> [WHAT THIS TASK INVOLVES] Starting at the line that contains "Reproduce this chart with matplotlib." and stopping after the line that contains "polity_neg10 = [0.0225, -0.0298]", copy the lines exactly. Pictures are left out.

> [RECORD SET]
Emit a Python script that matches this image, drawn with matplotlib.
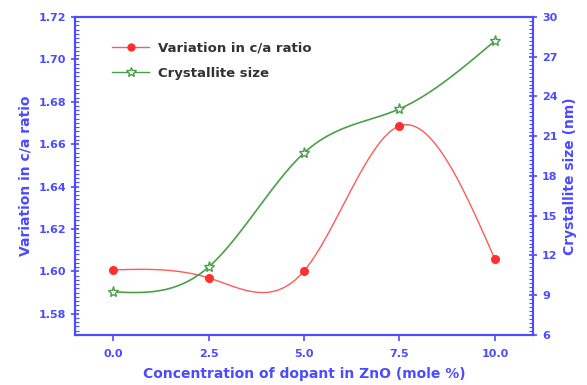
import numpy as np
import matplotlib.pyplot as plt
from matplotlib.ticker import MultipleLocator
from matplotlib.lines import Line2D

conc = [0.0, 2.5, 5.0, 7.5, 10.0]
ca_ratio = [1.6007, 1.5969, 1.6002, 1.6686, 1.6058]
cryst_size = [9.25, 11.13, 19.74, 23.06, 28.19]

BLUE = '#4b4bff'
RED = '#ff3030'
GREEN = '#4aa04a'


def natural_spline(x, y, n=200):
    # plain natural cubic spline, just for drawing smooth connecting lines
    x = np.asarray(x, float)
    y = np.asarray(y, float)
    k = len(x)
    h = np.diff(x)
    A = np.zeros((k, k))
    r = np.zeros(k)
    A[0, 0] = A[-1, -1] = 1
    for i in range(1, k - 1):
        A[i, i - 1] = h[i - 1]
        A[i, i] = 2 * (h[i - 1] + h[i])
        A[i, i + 1] = h[i]
        r[i] = 3 * ((y[i + 1] - y[i]) / h[i] - (y[i] - y[i - 1]) / h[i - 1])
    c = np.linalg.solve(A, r)
    b = (y[1:] - y[:-1]) / h - h * (2 * c[:-1] + c[1:]) / 3
    d = (c[1:] - c[:-1]) / (3 * h)
    xs = np.linspace(x[0], x[-1], n)
    idx = np.clip(np.searchsorted(x, xs) - 1, 0, k - 2)
    dx = xs - x[idx]
    ys = y[idx] + b[idx] * dx + c[idx] * dx ** 2 + d[idx] * dx ** 3
    return xs, ys


fig, ax = plt.subplots(figsize=(5.87, 3.85), dpi=100)
fig.subplots_adjust(left=0.128, right=0.908, top=0.956, bottom=0.13)
ax2 = ax.twinx()

xs, ys = natural_spline(conc, ca_ratio)
ax.plot(xs, ys, color='#ff5a5a', lw=1.0)
ax.plot(conc, ca_ratio, 'o', color=RED, ms=5.5)

xs2, ys2 = natural_spline(conc, cryst_size)
ax2.plot(xs2, ys2, color=GREEN, lw=1.2)
ax2.plot(conc, cryst_size, '*', mfc='white', mec=GREEN, ms=8, mew=1.0)

ax.set_xlim(-1.0, 11.0)
ax.set_ylim(1.57, 1.72)
ax2.set_ylim(6, 30)
ax.set_xticks(conc)
ax.xaxis.set_major_formatter(plt.FuncFormatter(lambda v, p: f'{v:.1f}'))
ax.yaxis.set_major_locator(MultipleLocator(0.02))
ax.yaxis.set_minor_locator(MultipleLocator(0.002))
ax.yaxis.set_major_formatter(plt.FuncFormatter(lambda v, p: f'{v:.2f}'))
ax2.yaxis.set_major_locator(MultipleLocator(3))
ax2.yaxis.set_minor_locator(MultipleLocator(0.3))

for a in (ax, ax2):
    for s in a.spines.values():
        s.set_color(BLUE)
        s.set_linewidth(1.5)
ax.tick_params(axis='y', which='major', direction='inout', length=6, width=1.2,
               colors=BLUE, labelsize=8)
ax.tick_params(axis='y', which='minor', direction='in', length=3, width=0.8, colors=BLUE)
ax.tick_params(axis='x', which='major', direction='out', length=4, width=1.2,
               colors=BLUE, labelsize=8, pad=6)
ax2.tick_params(axis='y', which='major', direction='inout', length=6, width=1.2,
                colors=BLUE, labelsize=8)
ax2.tick_params(axis='y', which='minor', direction='in', length=3, width=0.8, colors=BLUE)
for lab in ax.get_xticklabels() + ax.get_yticklabels() + ax2.get_yticklabels():
    lab.set_fontweight('bold')

ax.set_xlabel('Concentration of dopant in ZnO (mole %)', color=BLUE,
              fontsize=10, fontweight='bold', labelpad=6)
ax.set_ylabel('Variation in c/a ratio', color=BLUE, fontsize=10, fontweight='bold')
ax2.set_ylabel('Crystallite size (nm)', color=BLUE, fontsize=10, fontweight='bold')

handles = [
    Line2D([], [], color='#ff5a5a', marker='o', mfc=RED, mec=RED, ms=5, lw=1.0),
    Line2D([], [], color=GREEN, marker='*', mfc='white', mec=GREEN, ms=7, lw=1.0),
]
leg = ax.legend(handles, ['Variation in c/a ratio', 'Crystallite size'],
                loc='upper left', bbox_to_anchor=(0.055, 0.96), frameon=False,
                prop={'weight': 'bold', 'size': 9.5}, handlelength=2.8,
                handletextpad=0.7, labelspacing=0.95)
for t in leg.get_texts():
    t.set_color('#333333')

fig.savefig('out.png', dpi=100)
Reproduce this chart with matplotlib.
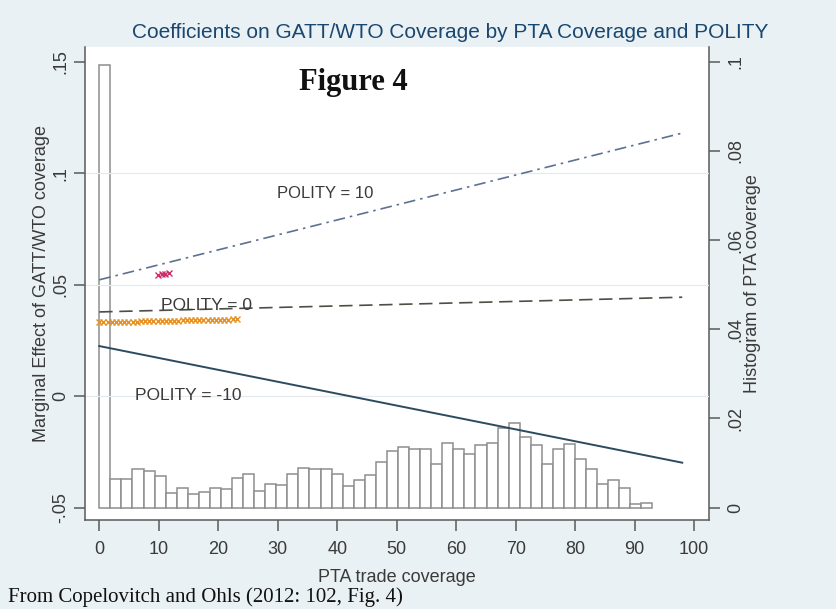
import numpy as np
import matplotlib.pyplot as plt

# histogram of PTA coverage (density), 50 bins over 0..93
hist_density = [0.0992, 0.0064, 0.0064, 0.0086, 0.0082, 0.0072, 0.0034, 0.0045, 0.0031, 0.0036,
                0.0045, 0.0041, 0.0067, 0.0076, 0.0037, 0.0054, 0.0050, 0.0076, 0.0088, 0.0086,
                0.0086, 0.0075, 0.0049, 0.0061, 0.0073, 0.0103, 0.0127, 0.0135, 0.0131, 0.0131,
                0.0099, 0.0144, 0.0131, 0.0121, 0.0140, 0.0144, 0.0178, 0.0190, 0.0159, 0.0141,
                0.0099, 0.0131, 0.0142, 0.0109, 0.0086, 0.0054, 0.0062, 0.0045, 0.0009, 0.0010]
hist_max = 93.0

# marginal effect lines (endpoints)
line_x = [0, 98]
polity_pos10 = [0.0522, 0.1180]
polity_0 = [0.0378, 0.0444]
polity_neg10 = [0.0225, -0.0298]

# marker rows
orange_x = [0.0, 0.7, 1.4, 2.1, 2.8, 3.5, 4.2, 4.9, 5.6, 6.3, 7.0, 7.7, 8.4, 9.1, 9.8, 10.5, 11.2,
            11.9, 12.6, 13.3, 14.0, 14.7, 15.4, 16.1, 16.8, 17.5, 18.2, 18.9, 19.6, 20.3, 21.0,
            21.7, 22.4, 23.1]
orange_y = [0.0332, 0.0332, 0.0333, 0.0333, 0.0334, 0.0334, 0.0334, 0.0335, 0.0335, 0.0335,
            0.0336, 0.0336, 0.0337, 0.0337, 0.0337, 0.0338, 0.0338, 0.0339, 0.0339, 0.0339,
            0.0340, 0.0340, 0.0341, 0.0341, 0.0341, 0.0342, 0.0342, 0.0343, 0.0343, 0.0343,
            0.0344, 0.0344, 0.0345, 0.0345]
pink_x = [9.9, 10.5, 11.1, 11.7]
pink_y = [0.0543, 0.0546, 0.0549, 0.0551]

left_ticks = [-0.05, 0, 0.05, 0.1, 0.15]
left_labels = ['-.05', '0', '.05', '.1', '.15']
right_ticks = [0, 0.02, 0.04, 0.06, 0.08, 0.1]
right_labels = ['0', '.02', '.04', '.06', '.08', '.1']
x_ticks = [0, 10, 20, 30, 40, 50, 60, 70, 80, 90, 100]

plt.rcParams['font.family'] = ['Liberation Sans', 'DejaVu Sans']
bg = '#eaf1f4'
axis_col = '#5a5a5a'
txt_col = '#3a3a3a'

fig = plt.figure(figsize=(8.36, 6.09), dpi=100, facecolor=bg)
W, H = 836, 609
ax = fig.add_axes([85 / W, (H - 520) / H, (709 - 85) / W, (520 - 47) / H])
ax.set_facecolor('white')
axl = ax.twinx()

# histogram on the right-hand scale
bw = hist_max / len(hist_density)
edges = np.arange(len(hist_density)) * bw
ax.bar(edges, hist_density, width=bw, align='edge', color='white',
       edgecolor='#8e8e8e', linewidth=1.1, zorder=2)
ax.set_xlim(-2.4, 102.5)
ax.set_ylim(-0.00276, 0.1033)
ax.yaxis.tick_right()
ax.yaxis.set_label_position('right')
ax.set_yticks(right_ticks)
ax.set_yticklabels(right_labels, rotation=90, va='center')
ax.set_xticks(x_ticks)
ax.tick_params(axis='both', direction='out', length=8, width=1.1, color=axis_col,
               labelsize=13, labelcolor=txt_col, pad=5)
ax.tick_params(axis='x', pad=7)
for s in ['left', 'top']:
    ax.spines[s].set_visible(False)
for s in ['right', 'bottom']:
    ax.spines[s].set_color(axis_col)
    ax.spines[s].set_linewidth(1.1)
ax.set_ylabel('Histogram of PTA coverage', fontsize=13, color=txt_col, labelpad=0)
ax.set_xlabel('PTA trade coverage', fontsize=13, color=txt_col, labelpad=8)

# marginal effects on the left-hand scale
axl.yaxis.tick_left()
axl.yaxis.set_label_position('left')
axl.set_ylim(-0.0555, 0.1566)
axl.set_yticks(left_ticks)
axl.set_yticklabels(left_labels, rotation=90, va='center')
axl.tick_params(axis='y', direction='out', length=8, width=1.1, color=axis_col,
                labelsize=13, labelcolor=txt_col, pad=3)
for s in ['right', 'top', 'bottom']:
    axl.spines[s].set_visible(False)
axl.spines['left'].set_color(axis_col)
axl.spines['left'].set_linewidth(1.1)
axl.set_ylabel('Marginal Effect of GATT/WTO coverage', fontsize=13, color=txt_col, labelpad=2)

for g in [0, 0.05, 0.1]:
    axl.axhline(g, color='#e4eaed', linewidth=0.9, zorder=0)

axl.plot(line_x, polity_pos10, color='#5d7192', linewidth=1.2, dashes=[7, 3, 1.5, 3])
axl.plot(line_x, polity_0, color='#4e4e44', linewidth=1.2, dashes=[8, 4])
axl.plot(line_x, polity_neg10, color='#2c4a60', linewidth=1.4)
axl.plot(orange_x, orange_y, linestyle='none', marker='x', markersize=4,
         markeredgewidth=1.0, color='#e8901e')
axl.plot(pink_x, pink_y, linestyle='none', marker='x', markersize=4,
         markeredgewidth=1.0, color='#cc2e68')

axl.text(37.9, 0.0911, 'POLITY = 10', fontsize=12, color=txt_col, ha='center', va='center')
axl.text(18.1, 0.0409, 'POLITY = 0', fontsize=12.5, color=txt_col, ha='center', va='center')
axl.text(14.9, 0.0005, 'POLITY = -10', fontsize=12.5, color=txt_col, ha='center', va='center')
axl.text(42.8, 0.1409, 'Figure 4', fontsize=22, fontweight='bold', family='Liberation Serif',
         color='#111111', ha='center', va='center')

fig.text(450 / W, 1 - 33 / H, 'Coefficients on GATT/WTO Coverage by PTA Coverage and POLITY',
         fontsize=15, color='#1a476f', ha='center', va='center')
fig.text(8 / W, 1 - 597 / H, 'From Copelovitch and Ohls (2012: 102, Fig. 4)',
         fontsize=15, family='Liberation Serif', color='#111111', ha='left', va='center')

fig.savefig('out.png', dpi=100, facecolor=bg)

> [COMPLETE RESPONSE]
Reproduce this chart with matplotlib.
import numpy as np
import matplotlib.pyplot as plt

# histogram of PTA coverage (density), 50 bins over 0..93
hist_density = [0.0992, 0.0064, 0.0064, 0.0086, 0.0082, 0.0072, 0.0034, 0.0045, 0.0031, 0.0036,
                0.0045, 0.0041, 0.0067, 0.0076, 0.0037, 0.0054, 0.0050, 0.0076, 0.0088, 0.0086,
                0.0086, 0.0075, 0.0049, 0.0061, 0.0073, 0.0103, 0.0127, 0.0135, 0.0131, 0.0131,
                0.0099, 0.0144, 0.0131, 0.0121, 0.0140, 0.0144, 0.0178, 0.0190, 0.0159, 0.0141,
                0.0099, 0.0131, 0.0142, 0.0109, 0.0086, 0.0054, 0.0062, 0.0045, 0.0009, 0.0010]
hist_max = 93.0

# marginal effect lines (endpoints)
line_x = [0, 98]
polity_pos10 = [0.0522, 0.1180]
polity_0 = [0.0378, 0.0444]
polity_neg10 = [0.0225, -0.0298]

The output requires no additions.